The first rejection is in the books, and I’m locked and loaded to send the story off again. It’ll be another magazine with a quick turnaround time, so expect an update soon.

4 thoughts on “Real-Time Rejection: The First Rejection of “Story X”

  1. Let me guess…does the litmag start with a “C”? By the way, the same logic w.r.t. submitting to fast-turnaround places goes for querying novels as well — that’s what I did when I first began sending out queries, so I’d know if the query itself might be a dud.

    Thanks for a great post. Looking forward to reading more!

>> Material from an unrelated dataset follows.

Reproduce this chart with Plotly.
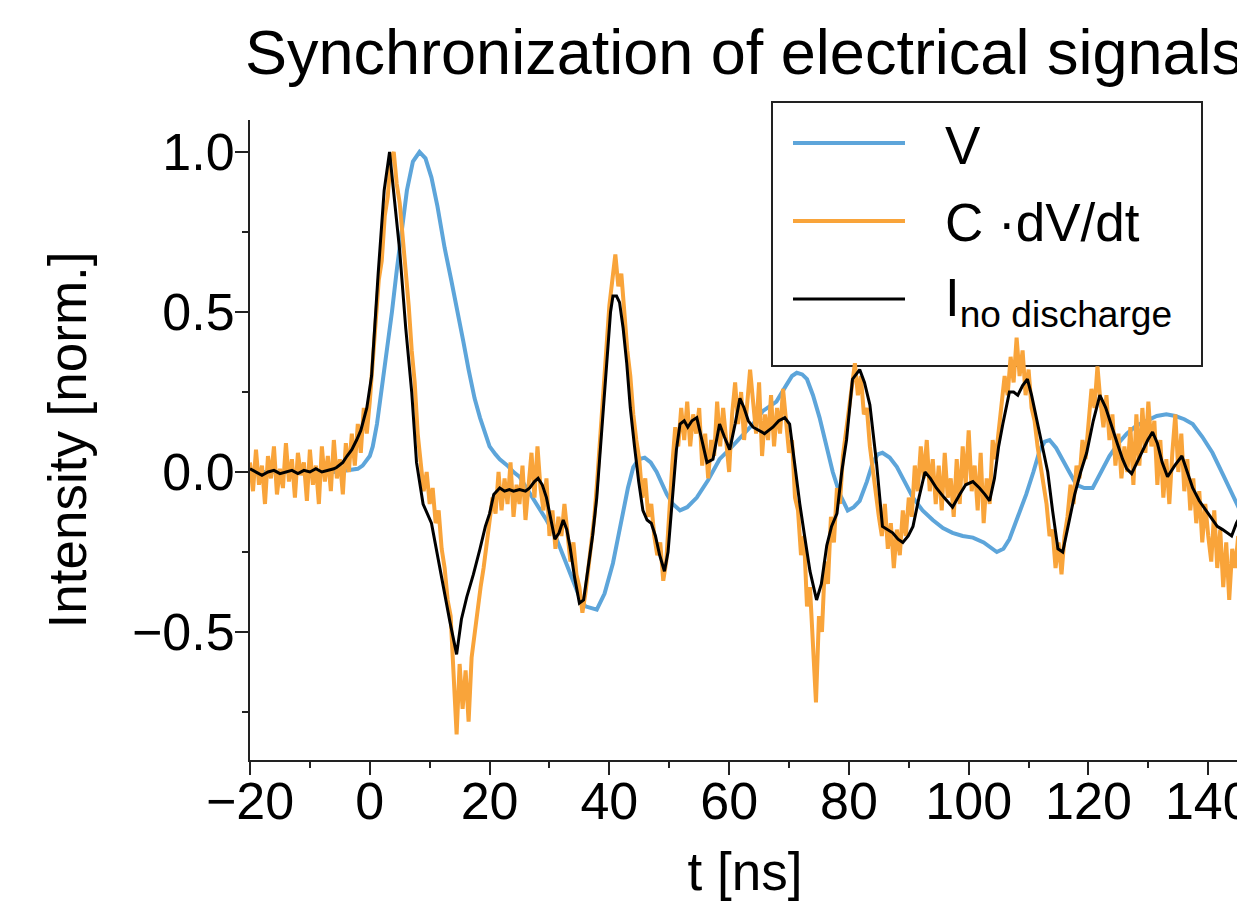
import numpy as np
import plotly.graph_objects as go

# ---------------- data ----------------
# V (blue), traced points
t_v = [-20, -15, -10, -6, -4, -2, -1.2, 0, 0.5, 1.2, 2.2, 3, 3.7, 4.5, 5.3, 6.2, 7.2, 8.3,
       9.3, 10.3, 11.3, 12.5, 13.6, 14.7, 15.6, 16.5, 17.5, 18.4, 19.2, 20, 21, 21.7, 23, 24,
       25, 26, 26.7, 28, 29.5, 31, 32.5, 34, 35, 36, 37.9, 39.2, 40.6, 41.4, 42.2, 43.1, 44,
       44.9, 45.9, 46.9, 47.9, 48.7, 49.6, 50.6, 51.8, 53, 54.6, 56.5, 58.4, 60, 62, 64, 65.6,
       67.9, 69.5, 70.5, 71.3, 72.2, 73, 74, 75.1, 76.2, 77.3, 78.5, 79.8, 80.8, 81.8, 83, 84,
       84.8, 85.6, 86.8, 88, 89.3, 90.7, 92.3, 94, 95.7, 97.3, 99, 100.7, 102.5, 104.7, 105.8,
       106.8, 108.2, 109.6, 110.8, 111.9, 112.7, 113.5, 114.6, 115.7, 116.8, 118, 119.3, 120.7,
       122.1, 123.5, 125, 126.4, 128, 129.7, 131.4, 133, 134.5, 136, 137.4, 139, 140.7, 142.5,
       144.7, 145.3]
v_signal = [0.0, 0.0, 0.0, 0.0, 0.005, 0.01, 0.02, 0.05, 0.08, 0.15, 0.29, 0.40, 0.5, 0.63, 0.76,
            0.88, 0.97, 1.0, 0.98, 0.92, 0.83, 0.70, 0.6, 0.5, 0.41, 0.32, 0.23, 0.17, 0.12, 0.08,
            0.055, 0.04, 0.02, 0.0, -0.015, -0.045, -0.066, -0.1, -0.15, -0.2, -0.27, -0.34, -0.39,
            -0.42, -0.43, -0.38, -0.285, -0.21, -0.13, -0.05, 0.015, 0.04, 0.045, 0.03, 0.0, -0.035,
            -0.07, -0.1, -0.12, -0.11, -0.08, -0.025, 0.04, 0.07, 0.11, 0.15, 0.19, 0.22, 0.27, 0.3,
            0.31, 0.305, 0.29, 0.24, 0.17, 0.08, 0.0, -0.07, -0.12, -0.11, -0.09, -0.03, 0.03, 0.055,
            0.06, 0.045, 0.016, -0.03, -0.08, -0.12, -0.15, -0.175, -0.19, -0.2, -0.205, -0.22,
            -0.25, -0.24, -0.21, -0.14, -0.07, 0.0, 0.07, 0.095, 0.1, 0.075, 0.04, 0.0, -0.04, -0.05,
            -0.05, 0.0, 0.05, 0.09, 0.12, 0.145, 0.16, 0.175, 0.18, 0.175, 0.165, 0.15, 0.11, 0.06,
            -0.01, -0.1, -0.12]

# I no discharge (black), traced points
t_i = [-20, -19, -18, -17, -16, -15, -14, -13, -12, -11, -10, -9, -8, -7, -6, -5.5, -4.5, -3.8,
       -3, -2.2, -1.5, -0.5, 0.3, 1.4, 2.4, 3.3, 4.2, 5, 6, 7, 7.8, 8.9, 10.3, 11.2, 12.2, 13.4,
       14.5, 15.3, 16.2, 17.3, 18.4, 19.3, 20, 20.7, 21.7, 22.5, 23.3, 24, 25, 26, 26.7, 27.5,
       28.1, 28.8, 29.5, 30.2, 30.9, 31.6, 32.3, 32.9, 33.4, 34.2, 35, 35.7, 36.5, 37.2, 37.9,
       38.8, 39.6, 40.2, 40.6, 41.2, 41.7, 42.3, 42.9, 43.5, 44.2, 44.9, 45.6, 46.3, 47, 47.7,
       48.4, 49.2, 49.8, 50.6, 51.2, 51.8, 52.5, 53.1, 53.8, 54.6, 55.4, 56.3, 57.3, 58.4, 59.2,
       60.1, 61, 61.8, 62.5, 63.2, 64, 65, 65.9, 66.6, 67.3, 68.3, 69.3, 70.1, 70.9, 71.8, 72.6,
       73.5, 74.6, 75.4, 76.3, 77.1, 78, 78.8, 79.6, 80.6, 81.8, 82.6, 83.5, 84.1, 84.6, 85.6,
       86.5, 87.3, 88.2, 89, 89.9, 90.7, 91.7, 92.7, 93.6, 94.6, 95.9, 97.3, 98.5, 99.5, 100.7,
       101.8, 102.7, 103.5, 104.3, 105, 105.7, 106.8, 107.5, 108.2, 109, 109.8, 110.5, 111.2,
       111.9, 112.6, 113.2, 114, 114.9, 115.7, 116.7, 117.7, 118.7, 119.7, 120.8, 121.9, 122.9,
       124, 124.8, 125.7, 126.4, 127.2, 128.1, 129, 129.9, 130.7, 131.5, 132.3, 133.2, 134.4,
       135.6, 136.5, 137.4, 138.5, 139.6, 140.7, 141.5, 142.4, 143.2, 143.9, 144.7, 145.3]
i_signal = [0.01, 0.0, -0.01, 0.0, 0.005, -0.005, 0.0, 0.005, -0.005, 0.005, 0.0, 0.01, 0.0,
            0.005, 0.01, 0.015, 0.03, 0.05, 0.07, 0.1, 0.13, 0.2, 0.3, 0.62, 0.88, 1.0, 0.84, 0.69,
            0.45, 0.25, 0.03, -0.1, -0.16, -0.25, -0.36, -0.47, -0.57, -0.46, -0.39, -0.32, -0.24,
            -0.17, -0.13, -0.07, -0.05, -0.06, -0.055, -0.06, -0.055, -0.06, -0.05, -0.03, -0.02,
            -0.04, -0.08, -0.15, -0.21, -0.19, -0.15, -0.18, -0.23, -0.33, -0.41, -0.40, -0.3, -0.2,
            -0.08, 0.15, 0.34, 0.5, 0.55, 0.55, 0.53, 0.45, 0.34, 0.2, 0.08, -0.03, -0.12, -0.15,
            -0.16, -0.2, -0.26, -0.31, -0.25, -0.08, 0.07, 0.15, 0.16, 0.14, 0.16, 0.17, 0.1, 0.03,
            0.04, 0.15, 0.11, 0.07, 0.15, 0.23, 0.2, 0.16, 0.14, 0.13, 0.12, 0.13, 0.14, 0.16, 0.17,
            0.15, 0.03, -0.1, -0.2, -0.31, -0.40, -0.35, -0.23, -0.17, -0.13, 0.0, 0.1, 0.29, 0.32,
            0.28, 0.21, 0.12, 0.03, -0.17, -0.18, -0.19, -0.21, -0.22, -0.2, -0.17, -0.08, 0.0,
            -0.02, -0.05, -0.08, -0.11, -0.07, -0.04, -0.03, -0.05, -0.07, -0.09, -0.02, 0.08, 0.15,
            0.25, 0.25, 0.24, 0.27, 0.29, 0.24, 0.18, 0.12, 0.05, 0.0, -0.12, -0.24, -0.25, -0.16,
            -0.07, 0.0, 0.06, 0.16, 0.24, 0.2, 0.14, 0.09, 0.04, 0.01, -0.005, 0.03, 0.06, 0.1,
            0.125, 0.09, 0.03, -0.015, 0.02, 0.05, 0.0, -0.05, -0.09, -0.12, -0.15, -0.17, -0.18,
            -0.19, -0.2, -0.16, -0.14]

# C*dV/dt (orange), sampled every 0.5 ns from -20 ns to 145 ns
t_c = np.arange(-20.0, 145.01, 0.5)
c_signal = [
    0.03, -0.06, 0.07, -0.04, 0.02, -0.1, 0.05, -0.02, 0.08, -0.07,      # -20
    0.01, -0.05, 0.09, -0.03, 0.04, -0.08, 0.06, -0.01, 0.03, -0.09,     # -15
    0.07, -0.04, 0.02, -0.1, 0.08, -0.03, 0.05, -0.06, 0.1, -0.02,       # -10
    0.04, -0.07, 0.09, 0.0, 0.12, 0.02, 0.15, 0.06, 0.2, 0.12,           # -5
    0.22, 0.35, 0.45, 0.6, 0.66, 0.8, 0.86, 0.98, 1.0, 0.9,              # 0
    0.84, 0.74, 0.62, 0.52, 0.38, 0.28, 0.12, 0.03, -0.06, 0.0,          # 5
    -0.1, -0.05, -0.16, -0.12, -0.24, -0.3, -0.4, -0.45, -0.62, -0.82,   # 10
    -0.6, -0.74, -0.62, -0.78, -0.58, -0.5, -0.42, -0.36, -0.3, -0.22,   # 15
    -0.16, -0.08, -0.13, 0.0, -0.12, -0.02, -0.1, 0.03, -0.14, -0.04,    # 20
    -0.1, 0.02, -0.15, -0.03, 0.06, -0.08, 0.08, -0.05, -0.12, -0.02,    # 25
    -0.2, -0.12, -0.24, -0.14, -0.2, -0.1, -0.18, -0.28, -0.22, -0.32,   # 30
    -0.36, -0.44, -0.38, -0.3, -0.2, -0.14, -0.02, 0.12, 0.26, 0.4,      # 35
    0.52, 0.6, 0.68, 0.58, 0.62, 0.5, 0.38, 0.3, 0.18, 0.1,              # 40
    0.04, -0.08, -0.02, -0.14, -0.1, -0.2, -0.26, -0.22, -0.34, -0.28,   # 45
    -0.12, 0.02, 0.14, 0.08, 0.2, 0.1, 0.22, 0.08, 0.18, 0.12,           # 50
    0.2, 0.02, 0.12, -0.02, 0.1, 0.05, 0.22, 0.08, 0.2, 0.1,             # 55
    0.0, 0.18, 0.28, 0.15, 0.25, 0.1, 0.2, 0.32, 0.22, 0.12,             # 60
    0.28, 0.05, 0.18, 0.1, 0.24, 0.08, 0.2, 0.12, 0.26, 0.14,            # 65
    0.06, 0.1, -0.08, -0.12, -0.26, -0.2, -0.42, -0.36, -0.55, -0.72,    # 70
    -0.45, -0.5, -0.28, -0.35, -0.14, -0.22, -0.05, -0.1, 0.05, 0.12,    # 75
    0.2, 0.28, 0.34, 0.24, 0.3, 0.18, 0.2, 0.08, 0.0, -0.06,             # 80
    -0.14, -0.2, -0.1, -0.24, -0.16, -0.3, -0.18, -0.26, -0.12, -0.2,    # 85
    -0.08, -0.14, 0.02, -0.06, 0.08, -0.02, 0.1, -0.06, 0.04, -0.1,      # 90
    0.02, -0.12, 0.06, -0.08, -0.02, -0.14, 0.04, -0.1, 0.08, -0.04,     # 95
    0.13, -0.06, 0.02, -0.12, 0.06, -0.16, -0.02, -0.1, 0.1, 0.04,       # 100
    0.12, 0.2, 0.3, 0.24, 0.36, 0.28, 0.42, 0.3, 0.38, 0.24,             # 105
    0.32, 0.2, 0.16, 0.08, 0.02, -0.06, -0.1, -0.2, -0.18, -0.3,         # 110
    -0.22, -0.32, -0.2, -0.14, -0.04, -0.1, 0.02, -0.02, 0.1, 0.04,      # 115
    0.16, 0.26, 0.2, 0.33, 0.22, 0.14, 0.24, 0.1, 0.18, 0.02,            # 120
    0.12, -0.02, 0.08, 0.0, 0.14, -0.04, 0.18, 0.02, 0.2, 0.06,          # 125
    0.22, 0.08, 0.16, -0.04, 0.1, -0.08, 0.04, -0.1, 0.06, 0.18,         # 130
    0.0, 0.12, -0.06, 0.04, -0.12, -0.02, -0.16, -0.06, -0.22, -0.1,     # 135
    -0.2, -0.28, -0.12, -0.3, -0.18, -0.36, -0.22, -0.4, -0.24, -0.3,    # 140
    -0.2,                                                                 # 145
]

x_ticks = [-20, 0, 20, 40, 60, 80, 100, 120, 140]
y_ticks = [-0.5, 0.0, 0.5, 1.0]
series_names = ["V", "C ·dV/dt", "I<sub>no discharge</sub>"]
series_colors = ["#5DA5DA", "#F9A43A", "#000000"]

# ---------------- figure ----------------
FONT = "Liberation Sans, Arial, Helvetica, sans-serif"
OFF = 8                       # page body margin of the exported html
W, H = 1245 - OFF, 901 - OFF  # figure size so that it ends at the window edge
L, R, T, B = 250 - OFF, 1240 - OFF, 120 - OFF, 760 - OFF   # plot area in figure px

fig = go.Figure()
fig.add_trace(go.Scatter(x=t_v, y=v_signal, mode="lines", name=series_names[0],
                         line=dict(color=series_colors[0], width=4), showlegend=False))
fig.add_trace(go.Scatter(x=t_c, y=c_signal, mode="lines", name=series_names[1],
                         line=dict(color=series_colors[1], width=4), showlegend=False))
fig.add_trace(go.Scatter(x=t_i, y=i_signal, mode="lines", name=series_names[2],
                         line=dict(color=series_colors[2], width=3), showlegend=False))

axis_common = dict(
    showline=True, linecolor="#222", linewidth=2, mirror=False,
    ticks="outside", ticklen=13, tickwidth=2, tickcolor="#222",
    showgrid=False, zeroline=False, ticklabeloverflow="allow",
    tickfont=dict(family=FONT, size=52, color="#000"),
)
fig.update_xaxes(range=[-20, 145.3], tickvals=x_ticks, ticklabelstandoff=-18,
                 minor=dict(dtick=10, tick0=0, ticks="outside", ticklen=6, tickwidth=2, tickcolor="#222"),
                 title=dict(text="t [ns]", font=dict(family=FONT, size=53, color="#000"), standoff=24),
                 **axis_common)
fig.update_yaxes(range=[-0.9, 1.1], tickvals=y_ticks, tickformat=".1f", ticklabelstandoff=-10,
                 minor=dict(dtick=0.25, tick0=0, ticks="outside", ticklen=6, tickwidth=2, tickcolor="#222"),
                 title=dict(text="Intensity [norm.]", font=dict(family=FONT, size=53, color="#000"), standoff=28),
                 **axis_common)

# manual legend (box drawn below the data, as in the reference)
def px(x):
    return (x - OFF - L) / (R - L)
def py(y):
    return (B - (y - OFF)) / (B - T)

fig.add_shape(type="rect", xref="paper", yref="paper", layer="below",
              x0=px(772), x1=px(1202), y0=py(366), y1=py(102),
              line=dict(color="#222", width=2), fillcolor="rgba(0,0,0,0)")
leg_rows = [143, 221, 299]
for name, col, yy in zip(series_names, series_colors, leg_rows):
    fig.add_shape(type="line", xref="paper", yref="paper",
                  x0=px(793), x1=px(905), y0=py(yy), y1=py(yy),
                  line=dict(color=col, width=4 if col != "#000000" else 3))
    fig.add_annotation(xref="paper", yref="paper", x=px(943), y=py(yy + 2),
                       xanchor="left", yanchor="middle", showarrow=False,
                       text=name, font=dict(family=FONT, size=53, color="#000"))

fig.update_layout(
    width=W, height=H,
    margin=dict(l=L, r=W - R, t=T, b=H - B, autoexpand=False),
    paper_bgcolor="white", plot_bgcolor="white",
    title=dict(text="Synchronization of electrical signals",
               font=dict(family=FONT, size=63, color="#000"),
               xref="container", x=(245 - OFF) / W, xanchor="left",
               yref="container", y=1 - (52 - OFF) / H, yanchor="middle"),
    showlegend=False,
)

fig.write_html("out.html")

    • Nope, that one’s next. 😉

      Yeah, I expect the situation with novels is the same. What do you consider a reasonable turnaround time for a novel review with an agent or publisher? For stories, I think 60 days is reasonable, but, of course, I’d prefer faster. 🙂

      • Well, it’s not about what I consider a reasonable turnaround time, but the industry standard seems to be about eight weeks — I’ve seen that magic number from agents when they request fulls and I’ve heard it’s the minimum amount of time an agent should wait before nudging acquisition editors re a novel on submission. Now, if that’s the turnaround time for a 90K-word novel, I’m at a loss as to why it would take longer to read and respond to a submission of a story between 500 and 4,000 words. Perhaps it’s a volume thing? Or perhaps many of the editors at smaller litzines have other jobs? Your guess is as good as mine!

      • Wow, that’s faster than I thought it would be for a novel. That’s the turnaround time for most lit-mags that publish short stories. I think the reasons you state for the slower turnaround times for short stories are right on the money. Volume, lack of fulltime editors, or a combination of both I think lead to slower turn times.